• YOUR TASK
Retype only what runs from the beginning of the data through the line with "for (let y = 2010;"; please omit the pictures and keep every line exact.
### DATA EXCERPT
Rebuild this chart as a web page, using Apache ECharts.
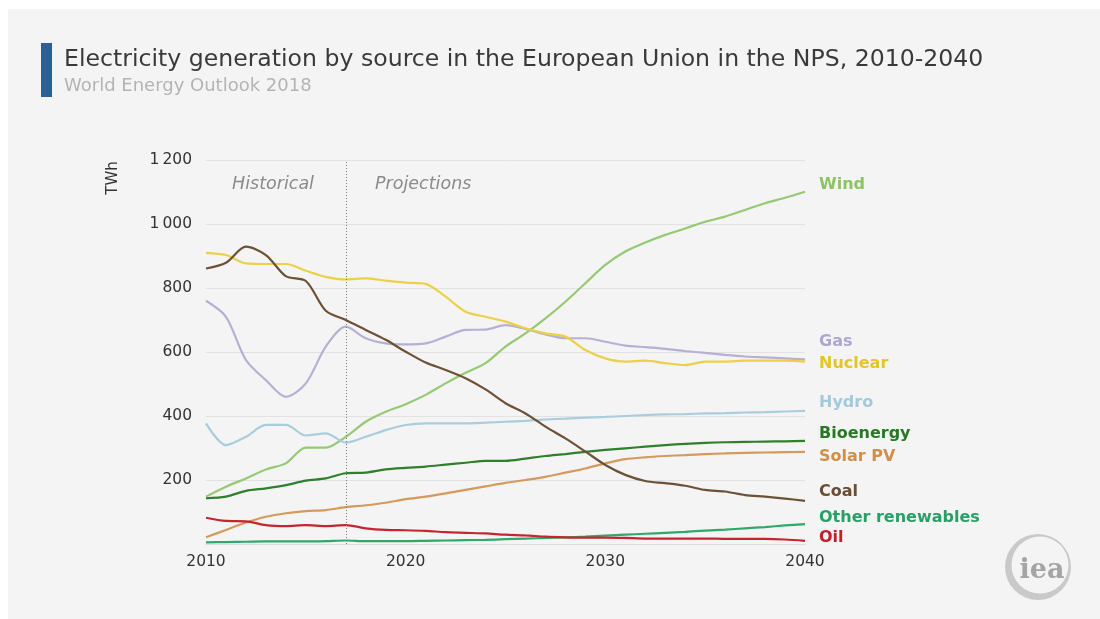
<!DOCTYPE html>
<html>
<head>
<meta charset="utf-8">
<script src="https://cdn.jsdelivr.net/npm/echarts@6/dist/echarts.min.js"></script>
<style>
html,body{margin:0;padding:0;background:#fff;}
#bg{position:absolute;left:8px;top:9px;width:1092px;height:610px;background:#f4f4f4;}
#main{position:absolute;left:0;top:0;width:1100px;height:619px;}
</style>
</head>
<body>
<div id="bg"></div>
<div id="main"></div>
<script>
const years = [];
for (let y = 2010; y <= 2040; y++) years.push(String(y));

const wind    = [148,179,205,233,252,301,301,335,382,413,437,466,502,535,565,617,658,705,757,815,872,914,942,966,986,1007,1023,1044,1065,1082,1101];
const gas     = [760,710,575,512,460,502,617,679,643,627,624,627,648,669,670,684,672,655,643,643,632,620,615,610,603,597,591,586,583,580,577];
const nuclear = [910,903,877,875,875,854,835,827,830,823,817,813,773,726,710,695,674,658,648,606,580,570,573,565,559,570,570,573,573,573,570];
const hydro   = [377,309,335,372,372,339,346,317,335,356,372,377,377,377,379,382,385,389,392,395,397,400,403,405,406,408,409,411,412,414,416];
const bioenergy=[143,148,166,174,184,198,205,221,223,233,238,242,248,254,260,260,267,275,281,288,294,299,304,309,313,316,318,319,320,321,322];
const solarPV = [21,44,67,85,96,103,106,115,121,129,140,148,158,169,180,191,200,210,223,236,252,265,271,275,278,281,283,285,286,287,288];
const coal    = [861,879,929,903,837,822,729,700,669,638,601,567,544,518,483,440,408,367,330,289,247,216,197,190,182,169,164,153,148,142,135];
const otherRen= [5,6,7,8,8,8,9,11,9,9,9,10,11,12,13,15,17,19,21,23,26,29,32,35,38,42,45,49,53,58,62];
const oil     = [82,72,71,59,56,59,56,59,49,44,43,41,37,35,33,29,27,23,21,20,20,19,17,17,17,17,16,16,16,14,10];

const yTicks = [0,200,400,600,800,1000,1200];
const periodLabels = ['Historical','Projections'];
const projectionStart = '2017';

const seriesDefs = [
  {name:'Wind', data:wind, color:'#95c973', label:'#8cc363', ly:185},
  {name:'Gas', data:gas, color:'#b6b0d4', label:'#ada7cf', ly:342},
  {name:'Nuclear', data:nuclear, color:'#ecd047', label:'#e3c52a', ly:364},
  {name:'Hydro', data:hydro, color:'#a9cddd', label:'#a3c9dc', ly:403},
  {name:'Bioenergy', data:bioenergy, color:'#2f7f2c', label:'#267a22', ly:434},
  {name:'Solar PV', data:solarPV, color:'#d39a5c', label:'#cf8f4c', ly:457},
  {name:'Coal', data:coal, color:'#6d5136', label:'#6a4c31', ly:492},
  {name:'Other renewables', data:otherRen, color:'#2fa86c', label:'#27a065', ly:518},
  {name:'Oil', data:oil, color:'#c4262f', label:'#c21f2a', ly:538}
];

const chart = echarts.init(document.getElementById('main'), null, {renderer:'canvas'});

const FONT = '"DejaVu Sans", "Noto Sans", sans-serif';

const series = seriesDefs.map((s, i) => ({
  name: s.name,
  type: 'line',
  data: s.data,
  showSymbol: false,
  smooth: 0.3,
  lineStyle: {color: s.color, width: 2.2},
  z: 3,
  markLine: i === 0 ? {
    silent: true,
    symbol: 'none',
    label: {show: false},
    lineStyle: {color: '#777', type: [1, 2], width: 1},
    data: [[{coord:[projectionStart, 0]}, {coord:[projectionStart, 1200]}]]
  } : undefined
}));

const graphics = [
  {type:'rect', shape:{x:41, y:43, width:11, height:54}, style:{fill:'#2e5e98'}},
  {type:'text', x:64, y:60, style:{text:'Electricity generation by source in the European Union in the NPS, 2010-2040', font:'400 23.6px ' + FONT, fill:'#3a3a3a', verticalAlign:'middle'}},
  {type:'text', x:64, y:86, style:{text:'World Energy Outlook 2018', font:'400 18px ' + FONT, fill:'#b4b4b4', verticalAlign:'middle'}},
  {type:'text', x:232, y:184, style:{text:periodLabels[0], font:'italic 400 17.5px ' + FONT, fill:'#8a8a8a', verticalAlign:'middle'}},
  {type:'text', x:375, y:184, style:{text:periodLabels[1], font:'italic 400 17.5px ' + FONT, fill:'#8a8a8a', verticalAlign:'middle'}},
  {type:'text', x:113, y:178, rotation:Math.PI/2, style:{text:'TWh', font:'400 15px ' + FONT, fill:'#333', align:'center', verticalAlign:'middle'}},
  {type:'circle', shape:{cx:1038, cy:567, r:33}, style:{fill:'#c9c9c9'}},
  {type:'circle', shape:{cx:1040, cy:565, r:28.5}, style:{fill:'#f4f4f4'}},
  {type:'text', x:1042, y:571, style:{text:'iea', font:'700 27px "DejaVu Serif", serif', fill:'#a5a5a5', align:'center', verticalAlign:'middle'}}
];
seriesDefs.forEach(s => {
  graphics.push({type:'text', x:819, y:s.ly, style:{text:s.name, font:'700 16px ' + FONT, fill:s.label, verticalAlign:'middle'}});
});

chart.setOption({
  backgroundColor: 'transparent',
  animation: false,
  grid: {left:206, right:295, top:160, bottom:75, containLabel:false},
  xAxis: {
    type:'category',
    data: years,
    boundaryGap:false,
    axisLine:{show:true, lineStyle:{color:'#dcdcdc', width:1}},
    axisTick:{show:false},
    axisLabel:{interval:9, color:'#333', fontSize:15.5, fontFamily:FONT, margin:10,
      formatter: v => v},
    splitLine:{show:false}
  },
  yAxis: {
    type:'value',
    min:yTicks[0], max:yTicks[yTicks.length-1], interval:200,
    axisLine:{show:false},
    axisTick:{show:false},
    axisLabel:{color:'#333', fontSize:15.5, fontFamily:FONT, margin:14,
      formatter: v => v === 0 ? '' : (v >= 1000 ? String(v).replace(/^(\d)(\d{3})$/, '$1\u2009$2') : String(v))},
    splitLine:{show:true, lineStyle:{color:'#e2e2e2', width:1}}
  },
  series: series,
  graphic: graphics
});
</script>
</body>
</html>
######
• SOLVED PROBLEM
Rebuild this chart as a web page, using Apache ECharts.
<!DOCTYPE html>
<html>
<head>
<meta charset="utf-8">
<script src="https://cdn.jsdelivr.net/npm/echarts@6/dist/echarts.min.js"></script>
<style>
html,body{margin:0;padding:0;background:#fff;}
#bg{position:absolute;left:8px;top:9px;width:1092px;height:610px;background:#f4f4f4;}
#main{position:absolute;left:0;top:0;width:1100px;height:619px;}
</style>
</head>
<body>
<div id="bg"></div>
<div id="main"></div>
<script>
const years = [];
for (let y = 2010; y <= 2040; y++) years.push(String(y));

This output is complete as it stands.